Copy all of the material exactly. Pictures are not to appear in the copy.
>> start
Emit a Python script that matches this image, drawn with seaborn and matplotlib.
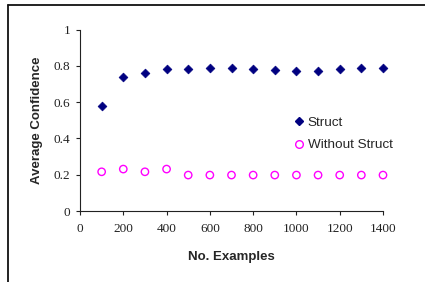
import matplotlib
matplotlib.use("Agg")
import matplotlib.pyplot as plt
from matplotlib.lines import Line2D
import seaborn as sns
import pandas as pd

examples = [100, 200, 300, 400, 500, 600, 700, 800, 900, 1000, 1100, 1200, 1300, 1400]
struct = [0.579, 0.736, 0.762, 0.782, 0.782, 0.789, 0.789, 0.782, 0.777, 0.769, 0.769, 0.782, 0.789, 0.789]
without_struct = [0.216, 0.231, 0.216, 0.231, 0.198, 0.198, 0.198, 0.198, 0.198, 0.198, 0.198, 0.198, 0.198, 0.198]
series_names = ["Struct", "Without Struct"]
x_ticks = [0, 200, 400, 600, 800, 1000, 1200, 1400]
y_ticks = [0, 0.2, 0.4, 0.6, 0.8, 1]
y_tick_labels = ["0", "0.2", "0.4", "0.6", "0.8", "1"]

df = pd.DataFrame({
    "x": examples * 2,
    "y": struct + without_struct,
    "series": [series_names[0]] * len(examples) + [series_names[1]] * len(examples),
})

sns.set_style("white")
W, H = 425, 282
fig = plt.figure(figsize=(W / 100, H / 100), dpi=100)
ax = fig.add_axes([80 / W, (H - 211) / H, 303 / W, 181.5 / H])

d1 = df[df.series == series_names[0]]
d2 = df[df.series == series_names[1]]
sns.scatterplot(data=d1, x="x", y="y", ax=ax, marker="D", s=20, color="#000080",
                edgecolor="#000080", linewidth=0.5, clip_on=False, legend=False, zorder=3)
sns.scatterplot(data=d2, x="x", y="y", ax=ax, marker="o", s=28, facecolor="none",
                edgecolor="#FF00FF", linewidth=1.0, clip_on=False, legend=False, zorder=3)

ax.set_xlim(0, 1400)
ax.set_ylim(0, 1)
ax.set_xticks(x_ticks)
ax.set_xticklabels([str(t) for t in x_ticks], family="Liberation Serif", fontsize=9.5, color="#222222")
ax.set_yticks(y_ticks)
ax.set_yticklabels(y_tick_labels, family="Liberation Serif", fontsize=9.5, color="#222222")
ax.tick_params(axis="x", direction="out", length=3, width=0.8, color="#222222", pad=6, bottom=True)
ax.tick_params(axis="y", direction="out", length=3, width=0.8, color="#222222", pad=4, left=True)
for side in ["top", "right"]:
    ax.spines[side].set_visible(False)
for side in ["left", "bottom"]:
    ax.spines[side].set_color("#222222")
    ax.spines[side].set_linewidth(0.8)

ax.set_xlabel("No. Examples", family="Liberation Sans", fontsize=9.5, fontweight="bold", labelpad=11)
ax.set_ylabel("Average Confidence", family="Liberation Sans", fontsize=9.5, fontweight="bold", labelpad=8)

handles = [
    Line2D([], [], linestyle="none", marker="D", markersize=4.5, color="#000080"),
    Line2D([], [], linestyle="none", marker="o", markersize=5.5, markerfacecolor="none",
           markeredgecolor="#FF00FF", markeredgewidth=1.0),
]
leg = ax.legend(handles, series_names, loc="upper left", bbox_to_anchor=(207 / 303, (211 - 111) / 181.5),
                frameon=False, handletextpad=0.15, handlelength=1.0, labelspacing=0.75,
                prop={"family": "Liberation Sans", "size": 9.7}, borderaxespad=0)

# outer frame
fig.add_artist(Line2D([8 / W, 1], [1 - 5 / H, 1 - 5 / H], transform=fig.transFigure, color="#111111", lw=1.3))
fig.add_artist(Line2D([8 / W, 8 / W], [0, 1 - 5 / H], transform=fig.transFigure, color="#111111", lw=1.3))

fig.savefig("out.png", dpi=100)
>> end
▶ **Task output**:
Emit a Python script that matches this image, drawn with seaborn and matplotlib.
import matplotlib
matplotlib.use("Agg")
import matplotlib.pyplot as plt
from matplotlib.lines import Line2D
import seaborn as sns
import pandas as pd

examples = [100, 200, 300, 400, 500, 600, 700, 800, 900, 1000, 1100, 1200, 1300, 1400]
struct = [0.579, 0.736, 0.762, 0.782, 0.782, 0.789, 0.789, 0.782, 0.777, 0.769, 0.769, 0.782, 0.789, 0.789]
without_struct = [0.216, 0.231, 0.216, 0.231, 0.198, 0.198, 0.198, 0.198, 0.198, 0.198, 0.198, 0.198, 0.198, 0.198]
series_names = ["Struct", "Without Struct"]
x_ticks = [0, 200, 400, 600, 800, 1000, 1200, 1400]
y_ticks = [0, 0.2, 0.4, 0.6, 0.8, 1]
y_tick_labels = ["0", "0.2", "0.4", "0.6", "0.8", "1"]

df = pd.DataFrame({
    "x": examples * 2,
    "y": struct + without_struct,
    "series": [series_names[0]] * len(examples) + [series_names[1]] * len(examples),
})

sns.set_style("white")
W, H = 425, 282
fig = plt.figure(figsize=(W / 100, H / 100), dpi=100)
ax = fig.add_axes([80 / W, (H - 211) / H, 303 / W, 181.5 / H])

d1 = df[df.series == series_names[0]]
d2 = df[df.series == series_names[1]]
sns.scatterplot(data=d1, x="x", y="y", ax=ax, marker="D", s=20, color="#000080",
                edgecolor="#000080", linewidth=0.5, clip_on=False, legend=False, zorder=3)
sns.scatterplot(data=d2, x="x", y="y", ax=ax, marker="o", s=28, facecolor="none",
                edgecolor="#FF00FF", linewidth=1.0, clip_on=False, legend=False, zorder=3)

ax.set_xlim(0, 1400)
ax.set_ylim(0, 1)
ax.set_xticks(x_ticks)
ax.set_xticklabels([str(t) for t in x_ticks], family="Liberation Serif", fontsize=9.5, color="#222222")
ax.set_yticks(y_ticks)
ax.set_yticklabels(y_tick_labels, family="Liberation Serif", fontsize=9.5, color="#222222")
ax.tick_params(axis="x", direction="out", length=3, width=0.8, color="#222222", pad=6, bottom=True)
ax.tick_params(axis="y", direction="out", length=3, width=0.8, color="#222222", pad=4, left=True)
for side in ["top", "right"]:
    ax.spines[side].set_visible(False)
for side in ["left", "bottom"]:
    ax.spines[side].set_color("#222222")
    ax.spines[side].set_linewidth(0.8)

ax.set_xlabel("No. Examples", family="Liberation Sans", fontsize=9.5, fontweight="bold", labelpad=11)
ax.set_ylabel("Average Confidence", family="Liberation Sans", fontsize=9.5, fontweight="bold", labelpad=8)

handles = [
    Line2D([], [], linestyle="none", marker="D", markersize=4.5, color="#000080"),
    Line2D([], [], linestyle="none", marker="o", markersize=5.5, markerfacecolor="none",
           markeredgecolor="#FF00FF", markeredgewidth=1.0),
]
leg = ax.legend(handles, series_names, loc="upper left", bbox_to_anchor=(207 / 303, (211 - 111) / 181.5),
                frameon=False, handletextpad=0.15, handlelength=1.0, labelspacing=0.75,
                prop={"family": "Liberation Sans", "size": 9.7}, borderaxespad=0)

# outer frame
fig.add_artist(Line2D([8 / W, 1], [1 - 5 / H, 1 - 5 / H], transform=fig.transFigure, color="#111111", lw=1.3))
fig.add_artist(Line2D([8 / W, 8 / W], [0, 1 - 5 / H], transform=fig.transFigure, color="#111111", lw=1.3))

fig.savefig("out.png", dpi=100)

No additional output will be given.